Gregor rückte ihr den Stuhl zurecht, beugte sich von hinten über sie, sodass sein Mund dicht neben ihrem Ohr war, und sagte: „Ich hoffe, Ihr habt Appetit mitgebracht. H’oro, mein Koch, ließ sich nicht davon abbringen, einige Kleinigkeiten für uns zuzubereiten. Ich bin sicher, er hat sich wie immer selbst übertroffen; er ist ein wahrer Meister der Küche.“
Er trat vor und fing an, die Hauben von den vielen Schlüsseln und Schalen zu nehmen; jedes Mal stieg eine köstlich duftende Wolke empor, und obwohl Zara eigentlich gar keinen Hunger hatte, konnte sie dennoch nicht umhin, Gregor Recht zu geben. Wie es schien, war H’oro wirklich ein Meister der Küche, zumindest nach den Gerichten zu urteilen, die unter den Abdeckungen zu Tage kamen. Da gab es knusperige Wachteln mit Käsefüllung; zartrosa Rinderfilet auf einem Bett aus Reis und wilden Kräutern; fein gedünstete Wildschweinkeule auf Rotkraut; gratinierte Kartoffeln mit Quark; gefüllte Waldpilze; Datteln im Speckmantel; jede Menge frische Salate und Gratins; Kuchen, Kirschen, Trauben und ein halbes Dutzend Desserts, von denen eins verlockender aussah als das andere – sodass Zara schließlich doch schwach wurde. Sie sah neugierig zu, wie Gregor ihr eine Reihe von Speisen auf einem riesigen Teller arrangierte, ehe er sich daran machte, gekonnt eine Flasche Rotwein zu entkorken. Der edle Tropfen floss duftend und dickflüssig wie Sherry in das fein geschliffene Kristallglas neben ihrem Gedeck, und während Gregor zum anderen Ende des langen Tisches ging und sich selbst einschenkte, hatte sie zum zweiten Mal an diesem Tag Gelegenheit, festzustellen, dass Gregor D’Arc ein sehr attraktiver Mann war; nicht schön, aber auf eine herbe, maskuline Weise anziehend, was eher mit seinem selbstbewussten Auftreten zu tun hatte als mit seinem Aussehen. Er strahlte ein Selbstbewusstsein und eine Ruhe aus, als könne ihn nichts auf der Welt erschüttern, und als er ihr über den Tisch hinweg zuprostete, spürte sie, wie sie mehr und mehr in seinen Bann geriet.

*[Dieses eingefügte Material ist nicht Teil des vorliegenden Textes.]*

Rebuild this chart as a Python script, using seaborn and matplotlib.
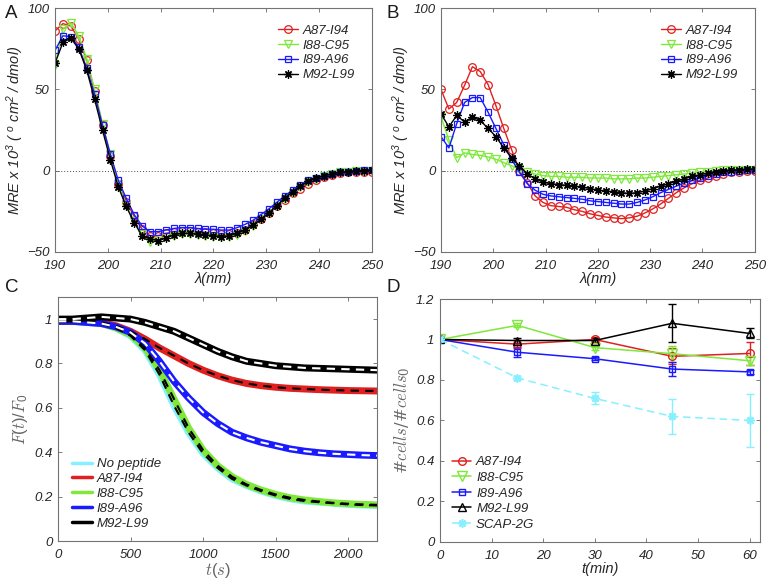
import numpy as np
import pandas as pd
import matplotlib
matplotlib.use("Agg")
import matplotlib.pyplot as plt
from matplotlib.ticker import FuncFormatter
import seaborn as sns

# ---- panel A / B: CD spectra ----
wavelength = [190, 191.5, 193, 194.5, 196, 197.5, 199, 200.5, 202, 203.5, 205,
              206.5, 208, 209.5, 211, 212.5, 214, 215.5, 217, 218.5, 220,
              221.5, 223, 224.5, 226, 227.5, 229, 230.5, 232, 233.5, 235,
              236.5, 238, 239.5, 241, 242.5, 244, 245.5, 247, 248.5, 250]

a_a87 = [86, 90.5, 89, 81, 68, 49, 28, 9, -8, -19, -28, -36, -40, -40, -38.5,
         -37.5, -37, -37, -37.5, -38, -38.5, -39, -39, -38.5, -36.5, -33,
         -29.5, -26, -22, -18, -14, -11, -8, -5.5, -4, -2.5, -1.5, -1, -1,
         -0.5, -0.5]
a_i88 = [65, 87, 91, 83, 69, 50, 29, 10, -8, -21, -31, -39, -44, -43, -41,
         -40, -39, -39, -39.5, -40, -40.5, -41, -40.5, -39.5, -37, -34, -30,
         -26, -22, -17.5, -13.5, -10, -7, -5, -3, -2, -1, -0.5, 0, 0, 0]
a_i89 = [74, 83, 82.5, 76, 63, 47, 28, 10, -6, -17, -27, -34, -37.5, -37.5,
         -36.5, -35.5, -35, -35, -35.5, -36, -36, -36.5, -36.5, -35, -33,
         -30.5, -27, -23.5, -19.5, -15.5, -12, -9, -6, -4.5, -3, -2, -1,
         -0.5, 0, 0.5, 0.5]
a_m92 = [66, 79, 81.5, 75, 62, 44, 25, 6.5, -10, -22, -32, -40, -42, -43,
         -41.5, -39.5, -38.5, -38.5, -39, -39.5, -40, -40.5, -40, -38.5,
         -36.5, -33.5, -30, -26, -21.5, -17, -13, -9.5, -6.5, -4.5, -3, -2,
         -1, -0.5, 0, 0, 0.5]

b_a87 = [50, 38, 42, 52.5, 64, 61, 53, 40, 26, 13, 0, -7.5, -15.5, -19.5,
         -21.5, -22, -22.5, -24, -25, -26.5, -27.5, -28.5, -29, -29.5, -29,
         -28, -26, -23.5, -20.5, -17, -13.5, -10.5, -8, -6, -4.5, -3, -2, -1,
         -0.5, 0, 0]
b_i88 = [33, 19, 8, 11, 10, 9.5, 8.5, 7, 5, 3, 1, -1, -2, -3, -3.5, -3.5, -4,
         -4, -4, -4.5, -4.5, -4.5, -5, -5, -5, -4.5, -4.5, -4, -3.5, -3, -2.5,
         -2, -1.5, -1, -0.5, 0, 0.3, 0.5, 0.5, 0.5, 0.5]
b_i89 = [21, 14, 29, 42, 45, 45, 36, 26, 16, 7, -1, -8, -12, -14.5, -15.5,
         -16, -16.5, -17, -17.5, -18.5, -19, -19.5, -20, -20.5, -20.5, -19.5,
         -18, -16, -13.5, -11.5, -9.5, -7.5, -6, -4.5, -3, -2, -1, -0.5, 0,
         0.5, 0.5]
b_m92 = [35, 27, 34, 30, 33, 31, 26, 21, 14, 8, 3, -2, -5, -7, -8, -8.5, -9,
         -9.5, -10, -11, -12, -12.5, -13, -13.5, -14, -13.5, -12.5, -11, -9.5,
         -8, -6.5, -5, -3.5, -2.5, -1.5, -0.5, 0, 0.5, 0.5, 1, 1]

# ---- panel C: fluorescence vs time ----
time_s = [0, 100, 200, 300, 400, 500, 600, 700, 800, 900, 1000, 1100, 1200,
          1300, 1400, 1500, 1600, 1700, 1800, 1900, 2000, 2100, 2200]
c_none = [0.99, 0.99, 0.985, 0.98, 0.96, 0.925, 0.86, 0.75, 0.61, 0.49, 0.395,
          0.33, 0.28, 0.25, 0.225, 0.205, 0.19, 0.18, 0.175, 0.17, 0.165,
          0.162, 0.16]
c_a87 = [0.99, 0.99, 0.99, 0.985, 0.97, 0.945, 0.91, 0.87, 0.835, 0.80, 0.77,
         0.745, 0.725, 0.71, 0.70, 0.693, 0.688, 0.685, 0.682, 0.68, 0.678,
         0.677, 0.676]
c_i88 = [0.99, 0.99, 0.985, 0.98, 0.96, 0.93, 0.87, 0.77, 0.64, 0.51, 0.41,
         0.34, 0.29, 0.255, 0.23, 0.21, 0.195, 0.185, 0.178, 0.172, 0.168,
         0.165, 0.163]
c_i89 = [0.99, 0.99, 0.985, 0.98, 0.965, 0.94, 0.89, 0.81, 0.72, 0.645, 0.58,
         0.53, 0.49, 0.465, 0.445, 0.43, 0.415, 0.405, 0.398, 0.393, 0.39,
         0.387, 0.385]
c_m92 = [1.0, 1.0, 1.005, 1.01, 1.005, 1.0, 0.985, 0.965, 0.945, 0.915, 0.885,
         0.855, 0.83, 0.81, 0.80, 0.79, 0.785, 0.78, 0.778, 0.776, 0.774,
         0.772, 0.77]

# ---- panel D: cell counts ----
time_min = [0, 15, 30, 45, 60]
d_a87 = [1.0, 0.977, 1.0, 0.917, 0.931]
d_a87_err = [0, 0.02, 0.01, 0.04, 0.055]
d_i88 = [1.0, 1.07, 0.96, 0.93, 0.895]
d_i88_err = [0, 0.01, 0.01, 0.04, 0.02]
d_i89 = [1.0, 0.937, 0.905, 0.854, 0.84]
d_i89_err = [0, 0.025, 0.008, 0.035, 0.008]
d_m92 = [1.0, 0.995, 0.995, 1.08, 1.03]
d_m92_err = [0, 0.01, 0.01, 0.093, 0.025]
d_scap = [1.0, 0.81, 0.709, 0.62, 0.60]
d_scap_err = [0, 0.01, 0.03, 0.085, 0.13]

RED = "#e02020"
GREEN = "#7fe83a"
BLUE = "#1a1aff"
BLACK = "black"
CYAN = "#86f0ff"
ASTERISK = (8, 2, 0)

sns.set_style("ticks")
plt.rcParams["font.family"] = ["Liberation Sans", "DejaVu Sans"]
plt.rcParams["mathtext.default"] = "regular"
plt.rcParams["xtick.direction"] = "in"
plt.rcParams["ytick.direction"] = "in"
plt.rcParams["xtick.top"] = True
plt.rcParams["ytick.right"] = True

fig = plt.figure(figsize=(7.67, 5.84), dpi=100)
ax_a = fig.add_axes([0.0717, 0.5685, 0.413, 0.4175])
ax_b = fig.add_axes([0.575, 0.5685, 0.409, 0.4175])
ax_c = fig.add_axes([0.0756, 0.0736, 0.416, 0.418])
ax_d = fig.add_axes([0.5737, 0.072, 0.417, 0.416])

fmt_g = FuncFormatter(lambda v, p: f"{v:g}")
LEG = dict(frameon=False, borderaxespad=0, handlelength=1.5,
           handletextpad=0.35, prop={"style": "italic", "size": 9.5})


def style_axes(ax):
    for s in ax.spines.values():
        s.set_color("0.45")
        s.set_linewidth(0.8)
    ax.tick_params(which="both", direction="in", top=True, right=True,
                   length=3, width=0.6, color="0.4", labelsize=9.5,
                   labelcolor="0.15")
    ax.tick_params(axis="x", pad=6)
    ax.tick_params(axis="y", pad=4)
    for lab in ax.get_xticklabels() + ax.get_yticklabels():
        lab.set_fontstyle("italic")


# spectra panels
cd_series = [("A87-I94", RED, "o", 5.5),
             ("I88-C95", GREEN, "v", 6),
             ("I89-A96", BLUE, "s", 4.5),
             ("M92-L99", BLACK, ASTERISK, 6)]
mre_label = "MRE x 10$^3$ ( $^o$ cm$^2$ / dmol)"

for ax, data in [(ax_a, [a_a87, a_i88, a_i89, a_m92]),
                 (ax_b, [b_a87, b_i88, b_i89, b_m92])]:
    ax.axhline(0, color="0.3", lw=0.7, ls=(0, (1, 2)))
    for (name, col, mk, ms), vals in zip(cd_series, data):
        sns.lineplot(x=wavelength, y=vals, ax=ax, color=col, lw=1.0,
                     marker=mk, ms=ms, mfc="none", mec=col, mew=0.9,
                     label=name)
    ax.set_xlim(190, 250)
    ax.set_ylim(-50, 100)
    ax.set_xticks(range(190, 251, 10))
    ax.set_yticks([-50, 0, 50, 100])
    ax.set_xlabel("λ(nm)", fontsize=10.5, style="italic", labelpad=0,
                  color="0.15")
    ax.set_ylabel(mre_label, fontsize=10.5, style="italic", color="0.15",
                  labelpad=1)
    ax.legend(loc="upper right", bbox_to_anchor=(0.962, 0.955),
              labelspacing=0.2, **LEG)
    style_axes(ax)

# fluorescence panel
c_series = [("No peptide", CYAN, c_none), ("A87-I94", RED, c_a87),
            ("I88-C95", GREEN, c_i88), ("I89-A96", BLUE, c_i89),
            ("M92-L99", BLACK, c_m92)]
draw_order = [0, 2, 1, 3, 4]
for i in draw_order:
    name, col, vals = c_series[i]
    sns.lineplot(x=time_s, y=vals, ax=ax_c, color=col, lw=5, label=name)
fits = [(c_none, "black"), (c_i88, "black"), (c_a87, "black"),
        (c_i89, "white"), (c_m92, "white")]
for vals, col in fits:
    sns.lineplot(x=time_s, y=vals, ax=ax_c, color=col, lw=1.5,
                 ls=(0, (4, 3)), legend=False)
handles, labels = ax_c.get_legend_handles_labels()
order = [labels.index(n) for n, _, _ in c_series]
leg = ax_c.legend([handles[k] for k in order], [labels[k] for k in order],
                  loc="lower left", bbox_to_anchor=(0.028, 0.025),
                  labelspacing=0.2, **LEG)
for line in leg.get_lines():
    line.set_linewidth(2.5)
ax_c.set_xlim(0, 2200)
ax_c.set_ylim(0, 1.1)
ax_c.set_xticks([0, 500, 1000, 1500, 2000])
ax_c.set_yticks([0, 0.2, 0.4, 0.6, 0.8, 1.0])
ax_c.yaxis.set_major_formatter(fmt_g)
ax_c.set_xlabel(r"$\mathit{t}(\mathit{s})$", fontsize=12, color="0.4",
                math_fontfamily="cm", labelpad=0)
ax_c.set_ylabel(r"$\mathit{F}(\mathit{t})/\mathit{F}_0$", fontsize=12,
                color="0.4", math_fontfamily="cm", labelpad=3)
style_axes(ax_c)

# cell count panel
d_series = [("A87-I94", RED, "o", 5.5, "-", d_a87, d_a87_err),
            ("I88-C95", GREEN, "v", 6.5, "-", d_i88, d_i88_err),
            ("I89-A96", BLUE, "s", 5, "-", d_i89, d_i89_err),
            ("M92-L99", BLACK, "^", 6, "-", d_m92, d_m92_err),
            ("SCAP-2G", CYAN, ASTERISK, 6, (0, (5, 3)), d_scap, d_scap_err)]
for name, col, mk, ms, ls, vals, err in d_series:
    ax_d.errorbar(time_min, vals, yerr=err, fmt="none", ecolor=col,
                  elinewidth=1.0, capsize=3, capthick=1.0)
for name, col, mk, ms, ls, vals, err in d_series:
    mew = 1.2 if mk == ASTERISK else 1.0
    sns.lineplot(x=time_min, y=vals, ax=ax_d, color=col, lw=1.1, ls=ls,
                 marker=mk, ms=ms, mfc="none", mec=col, mew=mew, label=name)
ax_d.legend(loc="lower left", bbox_to_anchor=(0.02, 0.025),
            labelspacing=0.25, **LEG)
ax_d.set_xlim(0, 62)
ax_d.set_ylim(0, 1.2)
ax_d.set_xticks(range(0, 61, 10))
ax_d.set_yticks([0, 0.2, 0.4, 0.6, 0.8, 1.0, 1.2])
ax_d.yaxis.set_major_formatter(fmt_g)
ax_d.set_xlabel("t(min)", fontsize=10.5, style="italic", color="0.15",
                labelpad=0)
ax_d.set_ylabel(r"#$\mathit{cells}/$#$\mathit{cells}_0$", fontsize=12,
                color="0.4", family=["DejaVu Serif"], math_fontfamily="cm",
                labelpad=3)
style_axes(ax_d)

for letter, x, y in [("A", 0.006, 0.992), ("B", 0.504, 0.992),
                     ("C", 0.006, 0.523), ("D", 0.504, 0.523)]:
    fig.text(x, y, letter, fontsize=13.5, va="top", ha="left", color="0.1")

fig.savefig("out.png", dpi=100)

„Auf diesen Abend“, toastete Gregor lächelnd. „Möge er so viel versprechend weitergehen, wie er begonnen hat.“
Zara hob lächelnd ihr Glas. „Darauf trinke ich“, sagte sie.
Sie tranken, ohne sich dabei aus den Augen zu lassen. Dann senkten sie ihre Gläser, und Gregor D’Arc sagte: „Lasst Euch’s munden, Verehrteste.“
Zara nickte und griff nach ihrem Silberbesteck. Gregor hatte nicht zu viel versprochen. Das, was sein Koch H’oro da kredenzt hatte, war in höchstem Maße köstlich: das Fleisch so butterzart rosa, dass man es mühelos mit der Gabel zerteilen konnte; die Sauce so fein und punktgenau abgestimmt, dass es unmöglich war, zu sagen, welche einzelnen Ingredienzien sie enthielt; das Gratin saftig und raffiniert gewürzt, mit einer goldgelben Käsehaube, die verführerisch knackte, als Zara sie mit der Gabel aufbrach. Mit jedem köstlichen Bissen, den sie nahm, erwachte ihr Appetit mehr, und schließlich fiel sie mit einem wahren Heißhunger über das Mahl her. Erst, als sie ihren Teller bereits zu Dreiviertel geleert hatte, fiel ihr auf, dass Gregor selbst nichts aß. Stattdessen saß er entspannt in seinem Lehnstuhl, ein Glas Wein in der Hand, das er regelmäßig wieder füllte, und begnügte sich damit, Zara über den Tisch hinweg nachdenklich zu betrachten und gepflegte Konversation zu treiben; er sorgte dafür, dass ihr Gespräch nicht abstarb, während Zara weiterhin aß, doch nun, da sie wusste, dass Gregor sie nicht aus den Augen ließ, war ihr anfänglicher Heißhunger verflogen, und nachdem sie noch ein paar Happen von ihrem Teller genommen hatte, legte sie das Besteck ab, schob den Teller von sich und tupfte sich mit der weißen Leinenserviette die Lippen.